* WHAT TO PRODUCE: Extract each line of the material that follows exactly and omit its pictures.
--- START OF RAW DATA ---
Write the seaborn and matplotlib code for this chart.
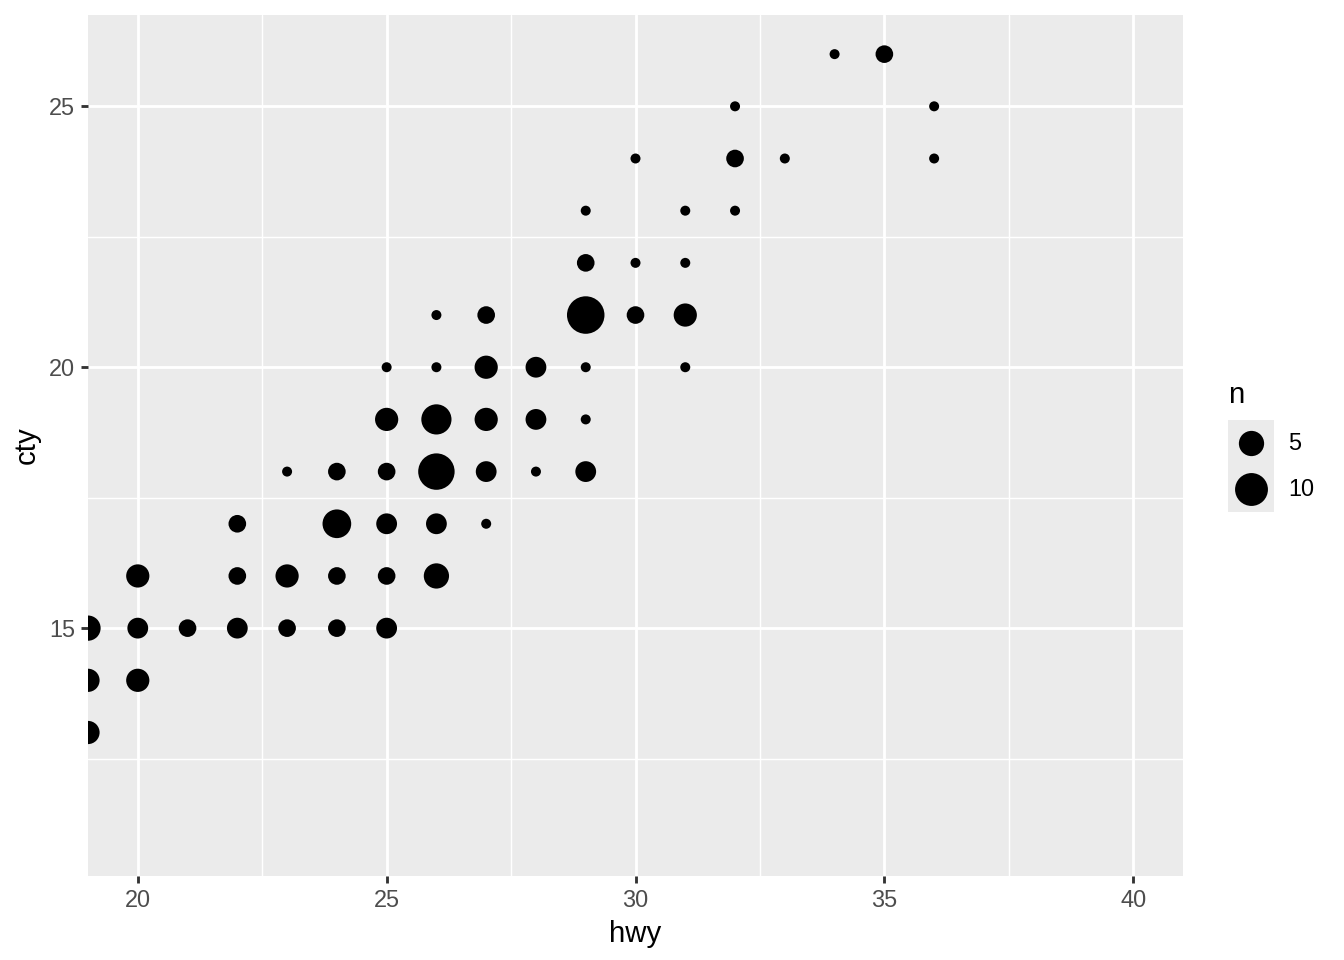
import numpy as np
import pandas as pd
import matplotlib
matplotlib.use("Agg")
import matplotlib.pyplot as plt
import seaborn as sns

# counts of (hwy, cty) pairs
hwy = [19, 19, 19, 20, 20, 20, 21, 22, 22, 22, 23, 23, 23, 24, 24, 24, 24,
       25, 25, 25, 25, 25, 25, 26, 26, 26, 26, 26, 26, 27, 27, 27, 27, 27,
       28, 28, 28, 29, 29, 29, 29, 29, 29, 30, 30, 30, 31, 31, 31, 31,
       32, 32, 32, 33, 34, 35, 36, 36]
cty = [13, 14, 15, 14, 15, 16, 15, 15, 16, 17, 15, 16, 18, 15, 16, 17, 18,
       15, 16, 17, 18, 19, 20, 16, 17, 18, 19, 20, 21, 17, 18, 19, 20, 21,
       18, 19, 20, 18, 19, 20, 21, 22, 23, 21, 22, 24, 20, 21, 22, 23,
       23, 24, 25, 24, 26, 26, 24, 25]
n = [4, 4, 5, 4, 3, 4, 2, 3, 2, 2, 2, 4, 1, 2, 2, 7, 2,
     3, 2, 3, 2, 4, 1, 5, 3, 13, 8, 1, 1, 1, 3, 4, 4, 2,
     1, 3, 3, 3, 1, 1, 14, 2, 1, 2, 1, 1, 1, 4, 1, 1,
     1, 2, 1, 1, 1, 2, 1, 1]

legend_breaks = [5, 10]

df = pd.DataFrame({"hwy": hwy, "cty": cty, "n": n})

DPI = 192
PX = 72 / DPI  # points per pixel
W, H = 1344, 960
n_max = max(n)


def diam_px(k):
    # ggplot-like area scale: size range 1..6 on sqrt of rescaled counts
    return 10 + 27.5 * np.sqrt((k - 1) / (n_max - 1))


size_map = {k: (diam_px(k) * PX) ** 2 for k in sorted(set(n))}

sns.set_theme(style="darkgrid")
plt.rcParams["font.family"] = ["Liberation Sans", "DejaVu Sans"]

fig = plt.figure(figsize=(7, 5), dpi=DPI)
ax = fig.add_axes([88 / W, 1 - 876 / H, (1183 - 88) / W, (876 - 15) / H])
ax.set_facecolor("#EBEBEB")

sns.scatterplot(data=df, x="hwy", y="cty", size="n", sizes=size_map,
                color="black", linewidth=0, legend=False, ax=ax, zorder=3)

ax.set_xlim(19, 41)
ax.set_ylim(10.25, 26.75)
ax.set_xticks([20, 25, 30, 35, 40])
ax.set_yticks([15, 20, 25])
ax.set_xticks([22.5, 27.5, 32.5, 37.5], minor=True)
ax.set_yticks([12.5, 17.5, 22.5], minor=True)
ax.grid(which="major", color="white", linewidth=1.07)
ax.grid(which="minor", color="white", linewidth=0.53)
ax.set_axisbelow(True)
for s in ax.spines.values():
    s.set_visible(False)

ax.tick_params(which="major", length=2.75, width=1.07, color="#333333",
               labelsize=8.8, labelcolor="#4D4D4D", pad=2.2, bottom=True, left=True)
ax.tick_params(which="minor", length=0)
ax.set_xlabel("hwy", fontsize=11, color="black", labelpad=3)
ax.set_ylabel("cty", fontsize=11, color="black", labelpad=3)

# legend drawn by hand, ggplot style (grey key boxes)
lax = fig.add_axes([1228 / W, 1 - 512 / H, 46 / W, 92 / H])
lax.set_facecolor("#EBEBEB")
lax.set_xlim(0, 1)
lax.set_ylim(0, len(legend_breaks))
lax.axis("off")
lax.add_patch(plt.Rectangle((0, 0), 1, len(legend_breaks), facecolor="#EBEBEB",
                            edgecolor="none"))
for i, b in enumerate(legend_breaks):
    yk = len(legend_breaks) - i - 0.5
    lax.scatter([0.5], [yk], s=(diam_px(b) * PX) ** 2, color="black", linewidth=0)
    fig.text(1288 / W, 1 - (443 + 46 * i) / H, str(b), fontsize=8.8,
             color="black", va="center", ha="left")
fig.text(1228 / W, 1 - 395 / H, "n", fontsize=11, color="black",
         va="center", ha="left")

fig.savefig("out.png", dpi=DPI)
--- END OF RAW DATA ---
* EXERCISE RESULT:
Write the seaborn and matplotlib code for this chart.
import numpy as np
import pandas as pd
import matplotlib
matplotlib.use("Agg")
import matplotlib.pyplot as plt
import seaborn as sns

# counts of (hwy, cty) pairs
hwy = [19, 19, 19, 20, 20, 20, 21, 22, 22, 22, 23, 23, 23, 24, 24, 24, 24,
       25, 25, 25, 25, 25, 25, 26, 26, 26, 26, 26, 26, 27, 27, 27, 27, 27,
       28, 28, 28, 29, 29, 29, 29, 29, 29, 30, 30, 30, 31, 31, 31, 31,
       32, 32, 32, 33, 34, 35, 36, 36]
cty = [13, 14, 15, 14, 15, 16, 15, 15, 16, 17, 15, 16, 18, 15, 16, 17, 18,
       15, 16, 17, 18, 19, 20, 16, 17, 18, 19, 20, 21, 17, 18, 19, 20, 21,
       18, 19, 20, 18, 19, 20, 21, 22, 23, 21, 22, 24, 20, 21, 22, 23,
       23, 24, 25, 24, 26, 26, 24, 25]
n = [4, 4, 5, 4, 3, 4, 2, 3, 2, 2, 2, 4, 1, 2, 2, 7, 2,
     3, 2, 3, 2, 4, 1, 5, 3, 13, 8, 1, 1, 1, 3, 4, 4, 2,
     1, 3, 3, 3, 1, 1, 14, 2, 1, 2, 1, 1, 1, 4, 1, 1,
     1, 2, 1, 1, 1, 2, 1, 1]

legend_breaks = [5, 10]

df = pd.DataFrame({"hwy": hwy, "cty": cty, "n": n})

DPI = 192
PX = 72 / DPI  # points per pixel
W, H = 1344, 960
n_max = max(n)


def diam_px(k):
    # ggplot-like area scale: size range 1..6 on sqrt of rescaled counts
    return 10 + 27.5 * np.sqrt((k - 1) / (n_max - 1))


size_map = {k: (diam_px(k) * PX) ** 2 for k in sorted(set(n))}

sns.set_theme(style="darkgrid")
plt.rcParams["font.family"] = ["Liberation Sans", "DejaVu Sans"]

fig = plt.figure(figsize=(7, 5), dpi=DPI)
ax = fig.add_axes([88 / W, 1 - 876 / H, (1183 - 88) / W, (876 - 15) / H])
ax.set_facecolor("#EBEBEB")

sns.scatterplot(data=df, x="hwy", y="cty", size="n", sizes=size_map,
                color="black", linewidth=0, legend=False, ax=ax, zorder=3)

ax.set_xlim(19, 41)
ax.set_ylim(10.25, 26.75)
ax.set_xticks([20, 25, 30, 35, 40])
ax.set_yticks([15, 20, 25])
ax.set_xticks([22.5, 27.5, 32.5, 37.5], minor=True)
ax.set_yticks([12.5, 17.5, 22.5], minor=True)
ax.grid(which="major", color="white", linewidth=1.07)
ax.grid(which="minor", color="white", linewidth=0.53)
ax.set_axisbelow(True)
for s in ax.spines.values():
    s.set_visible(False)

ax.tick_params(which="major", length=2.75, width=1.07, color="#333333",
               labelsize=8.8, labelcolor="#4D4D4D", pad=2.2, bottom=True, left=True)
ax.tick_params(which="minor", length=0)
ax.set_xlabel("hwy", fontsize=11, color="black", labelpad=3)
ax.set_ylabel("cty", fontsize=11, color="black", labelpad=3)

# legend drawn by hand, ggplot style (grey key boxes)
lax = fig.add_axes([1228 / W, 1 - 512 / H, 46 / W, 92 / H])
lax.set_facecolor("#EBEBEB")
lax.set_xlim(0, 1)
lax.set_ylim(0, len(legend_breaks))
lax.axis("off")
lax.add_patch(plt.Rectangle((0, 0), 1, len(legend_breaks), facecolor="#EBEBEB",
                            edgecolor="none"))
for i, b in enumerate(legend_breaks):
    yk = len(legend_breaks) - i - 0.5
    lax.scatter([0.5], [yk], s=(diam_px(b) * PX) ** 2, color="black", linewidth=0)
    fig.text(1288 / W, 1 - (443 + 46 * i) / H, str(b), fontsize=8.8,
             color="black", va="center", ha="left")
fig.text(1228 / W, 1 - 395 / H, "n", fontsize=11, color="black",
         va="center", ha="left")

fig.savefig("out.png", dpi=DPI)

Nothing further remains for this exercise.